**STATED EXERCISE**.
Do not repeat pictures. Repeat exactly the lines of the listing below from its first line through the line with "const axisTitle = 'Axis Title';".

[Code that draws figures]
# # # # #

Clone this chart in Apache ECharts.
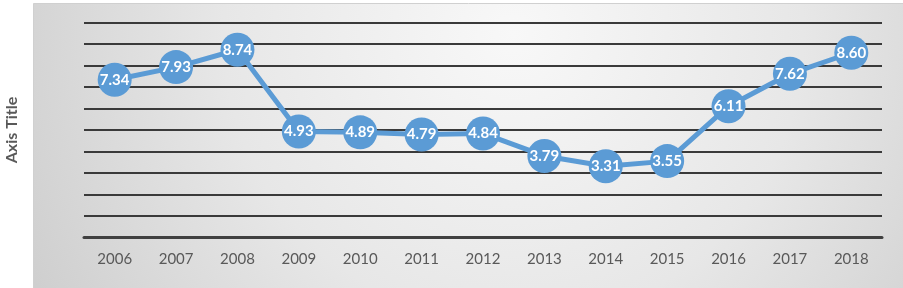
<!DOCTYPE html>
<html><head><meta charset="utf-8">
<script src="https://cdn.jsdelivr.net/npm/echarts@6/dist/echarts.min.js"></script>
<style>html,body{margin:0;padding:0;background:#fff}#c{width:903px;height:288px}</style>
</head><body><div id="c"></div>
<script>
const categories = ['2006','2007','2008','2009','2010','2011','2012','2013','2014','2015','2016','2017','2018'];
const values = [7.34, 7.93, 8.74, 4.93, 4.89, 4.79, 4.84, 3.79, 3.31, 3.55, 6.11, 7.62, 8.60];
const yMin = 0, yMax = 10, yInterval = 1;
const axisTitle = 'Axis Title';

const chart = echarts.init(document.getElementById('c'), null, {renderer: 'canvas'});
chart.setOption({
  animation: false,
  graphic: [{
    type: 'rect', z: -10, left: 33, top: 3,
    shape: {width: 870, height: 285},
    style: {
      fill: new echarts.graphic.RadialGradient(480, 30, 580, [
        {offset: 0, color: '#f8f8f8'},
        {offset: 0.5, color: '#e7e7e7'},
        {offset: 1, color: '#cbcbcb'}
      ], true),
      stroke: '#d0d0d0', lineWidth: 1
    }
  }],
  grid: {left: 84, right: 21, top: 22.7, bottom: 50.7, containLabel: false, outerBoundsMode: 'none'},
  xAxis: {
    type: 'category', data: categories, boundaryGap: true,
    axisLine: {show: true, lineStyle: {color: '#404040', width: 3}},
    axisTick: {show: false},
    axisLabel: {color: '#595959', fontSize: 15, fontFamily: 'Lato', margin: 14}
  },
  yAxis: {
    type: 'value', min: yMin, max: yMax, interval: yInterval,
    name: axisTitle, nameLocation: 'middle', nameGap: 64, nameRotate: 90,
    nameTextStyle: {color: '#595959', fontSize: 16, fontWeight: 'bold', fontFamily: 'Lato'},
    axisLabel: {show: false}, axisLine: {show: false}, axisTick: {show: false},
    splitLine: {lineStyle: {color: '#3a3a3a', width: 2}}
  },
  series: [{
    type: 'line', data: values,
    symbol: 'circle', symbolSize: 34,
    lineStyle: {color: '#5B9BD5', width: 5},
    itemStyle: {color: '#5B9BD5'},
    label: {show: true, position: 'inside', color: '#ffffff', fontSize: 15, fontWeight: 'bold', fontFamily: 'Lato',
      formatter: p => p.value.toFixed(2)}
  }]
});
</script></body></html>
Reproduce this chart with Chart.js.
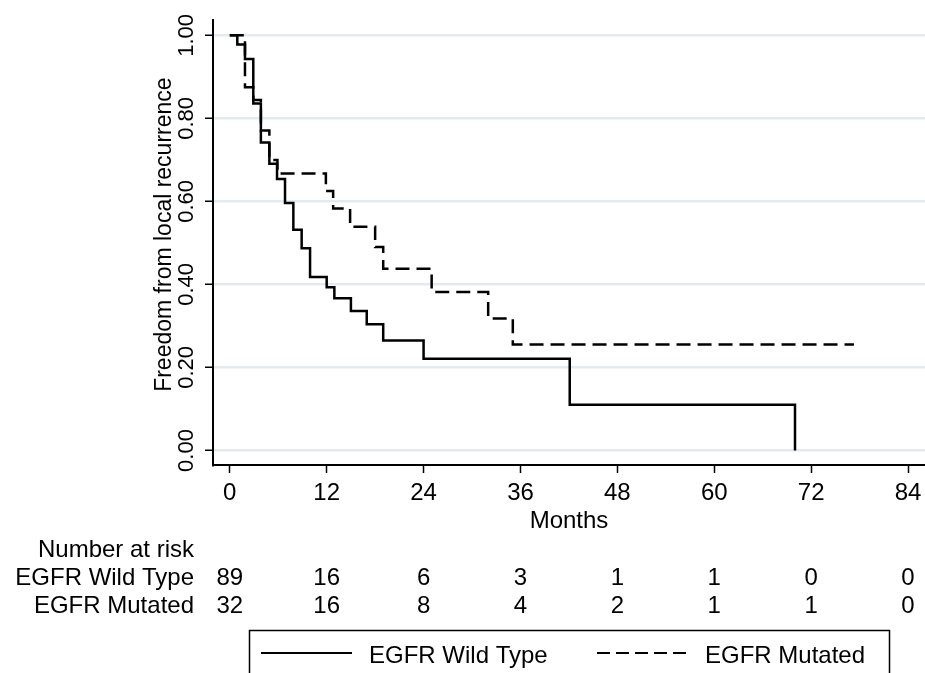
<!DOCTYPE html>
<html>
<head>
<meta charset="utf-8">
<script src="https://cdn.jsdelivr.net/npm/chart.js@4"></script>
<style>
    body { margin: 0; background: #fff; }
    #wrap { width: 925px; height: 673px; }
</style>
</head>
<body>
<div id="wrap"><canvas id="kmChart" width="925" height="673"></canvas></div>
<script>
// tick values for both axes
const months = [0, 12, 24, 36, 48, 60, 72, 84];
const yTicks = [0, 0.2, 0.4, 0.6, 0.8, 1.0];

// Kaplan-Meier steps (time in months, survival after the drop)
const wildTimes = [0, 0.93, 1.88, 2.91, 3.85, 4.9, 5.85, 6.84, 7.87, 8.9, 9.94, 12.0, 12.95, 15.0, 16.96, 19.0, 24.0, 42.1, 70.0, 70.0];
const wildSurv = [1.0, 0.978, 0.943, 0.836, 0.742, 0.691, 0.654, 0.596, 0.532, 0.487, 0.418, 0.393, 0.367, 0.336, 0.304, 0.265, 0.221, 0.110, 0.110, 0.0];

const mutTimes = [0, 1.88, 2.91, 3.85, 4.9, 5.9, 11.9, 12.8, 14.9, 18.0, 19.0, 25.0, 32.0, 35.05, 77.3];
const mutSurv = [1.0, 0.875, 0.844, 0.771, 0.700, 0.667, 0.625, 0.583, 0.539, 0.490, 0.438, 0.382, 0.318, 0.255, 0.255];

// number at risk table
const riskWild = [89, 16, 6, 3, 1, 1, 0, 0];
const riskMut = [32, 16, 8, 4, 2, 1, 1, 0];

const seriesNames = ['EGFR Wild Type', 'EGFR Mutated'];

const FAMILY = '"Liberation Sans", Arial, Helvetica, sans-serif';
const FONT = '24px ' + FAMILY;
const SMALL_FONT = '22px ' + FAMILY;

function toPoints(times, surv) {
    return times.map((t, i) => ({ x: t, y: surv[i] }));
}

// draws the rotated y labels, x labels, risk table and the legend box
const textPlugin = {
    id: 'textPlugin',
    afterDraw(chart) {
        const ctx = chart.ctx;
        const xs = chart.scales.x;
        const ys = chart.scales.y;
        const area = chart.chartArea;
        ctx.save();
        ctx.fillStyle = '#000';

        // y tick labels, rotated
        ctx.font = SMALL_FONT;
        for (let v of yTicks) {
            ctx.save();
            ctx.translate(193, ys.getPixelForValue(v));
            ctx.rotate(-Math.PI / 2);
            ctx.textAlign = 'center';
            ctx.textBaseline = 'alphabetic';
            ctx.fillText(v.toFixed(2), 0, 0);
            ctx.restore();
        }

        // y title
        ctx.font = '23px ' + FAMILY;
        ctx.save();
        ctx.translate(171, ys.getPixelForValue(0.52));
        ctx.rotate(-Math.PI / 2);
        ctx.textAlign = 'center';
        ctx.fillText('Freedom from local recurrence', 0, 0);
        ctx.restore();

        // x tick labels and title
        ctx.font = FONT;
        ctx.textAlign = 'center';
        ctx.textBaseline = 'alphabetic';
        for (let m of months) {
            ctx.fillText(String(m), xs.getPixelForValue(m), 500);
        }
        ctx.fillText('Months', (area.left + area.right) / 2, 528);

        // number at risk
        ctx.textAlign = 'right';
        ctx.fillText('Number at risk', 194, 557);
        ctx.fillText(seriesNames[0], 194, 585);
        ctx.fillText(seriesNames[1], 194, 613);
        ctx.textAlign = 'center';
        months.forEach((m, i) => {
            const px = xs.getPixelForValue(m);
            ctx.fillText(String(riskWild[i]), px, 585);
            ctx.fillText(String(riskMut[i]), px, 613);
        });

        // legend
        ctx.strokeStyle = '#000';
        ctx.lineWidth = 1.5;
        ctx.strokeRect(249.5, 630.5, 640, 70);
        chart.data.datasets.forEach((ds, i) => {
            const x0 = i === 0 ? 261 : 597;
            ctx.beginPath();
            ctx.lineWidth = 2;
            ctx.setLineDash(ds.borderDash ? [13, 6] : []);
            ctx.moveTo(x0, 653);
            ctx.lineTo(x0 + 91, 653);
            ctx.stroke();
            ctx.setLineDash([]);
            ctx.textAlign = 'left';
            ctx.fillText(ds.label, x0 + 108, 663);
        });
        ctx.restore();
    }
};

const ctx = document.getElementById('kmChart').getContext('2d');
const kmChart = new Chart(ctx, {
    type: 'line',
    data: {
        datasets: [
            {
                label: seriesNames[0],
                data: toPoints(wildTimes, wildSurv),
                borderColor: '#000',
                borderWidth: 2.5,
                stepped: 'before',
                pointRadius: 0,
                fill: false
            },
            {
                label: seriesNames[1],
                data: toPoints(mutTimes, mutSurv),
                borderColor: '#000',
                borderWidth: 2.5,
                borderDash: [14, 7],
                stepped: 'before',
                pointRadius: 0,
                fill: false
            }
        ]
    },
    options: {
        responsive: false,
        animation: false,
        devicePixelRatio: 1,
        layout: { padding: { top: 20, left: 0, right: 0, bottom: 0 } },
        plugins: {
            legend: { display: false },
            tooltip: { enabled: false }
        },
        scales: {
            x: {
                type: 'linear',
                min: -2.08,
                max: 86.1,
                afterBuildTicks: (scale) => { scale.ticks = months.map(v => ({ value: v })); },
                afterFit: (scale) => { scale.height = 208; },
                ticks: { display: false },
                grid: {
                    drawOnChartArea: false,
                    drawTicks: true,
                    tickLength: 8,
                    tickColor: '#000',
                    tickWidth: 1.5
                },
                border: { display: true, color: '#000', width: 2 }
            },
            y: {
                type: 'linear',
                min: -0.035,
                max: 1.037,
                afterBuildTicks: (scale) => { scale.ticks = yTicks.map(v => ({ value: v })); },
                afterFit: (scale) => { scale.width = 213; },
                ticks: { display: false },
                grid: {
                    color: '#e3ebef',
                    lineWidth: 2.5,
                    drawTicks: true,
                    tickLength: 8,
                    tickColor: '#000',
                    tickWidth: 1.5
                },
                border: { display: true, color: '#000', width: 2 }
            }
        }
    },
    plugins: [textPlugin]
});
</script>
</body>
</html>
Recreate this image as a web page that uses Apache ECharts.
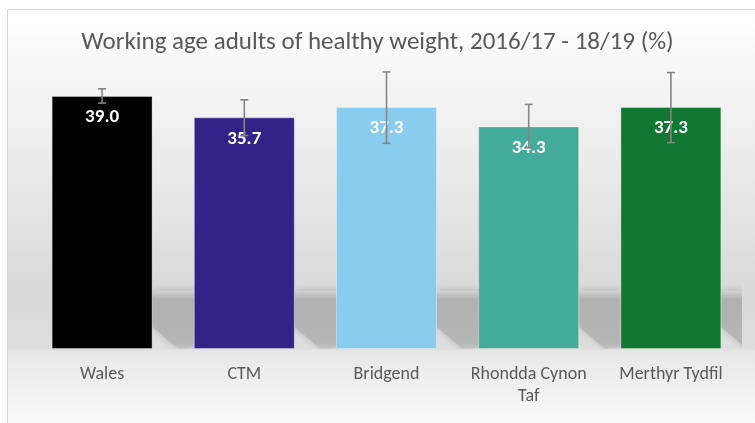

# # # # #

**EXERCISE OUTPUT**.
Clone this chart in Apache ECharts.
<!DOCTYPE html>
<html><head><meta charset="utf-8">
<script src="https://cdn.jsdelivr.net/npm/echarts@6/dist/echarts.min.js"></script>
<style>html,body{margin:0;padding:0;background:#fff}#c{width:903px;height:288px}</style>
</head><body><div id="c"></div>
<script>
const categories = ['2006','2007','2008','2009','2010','2011','2012','2013','2014','2015','2016','2017','2018'];
const values = [7.34, 7.93, 8.74, 4.93, 4.89, 4.79, 4.84, 3.79, 3.31, 3.55, 6.11, 7.62, 8.60];
const yMin = 0, yMax = 10, yInterval = 1;
const axisTitle = 'Axis Title';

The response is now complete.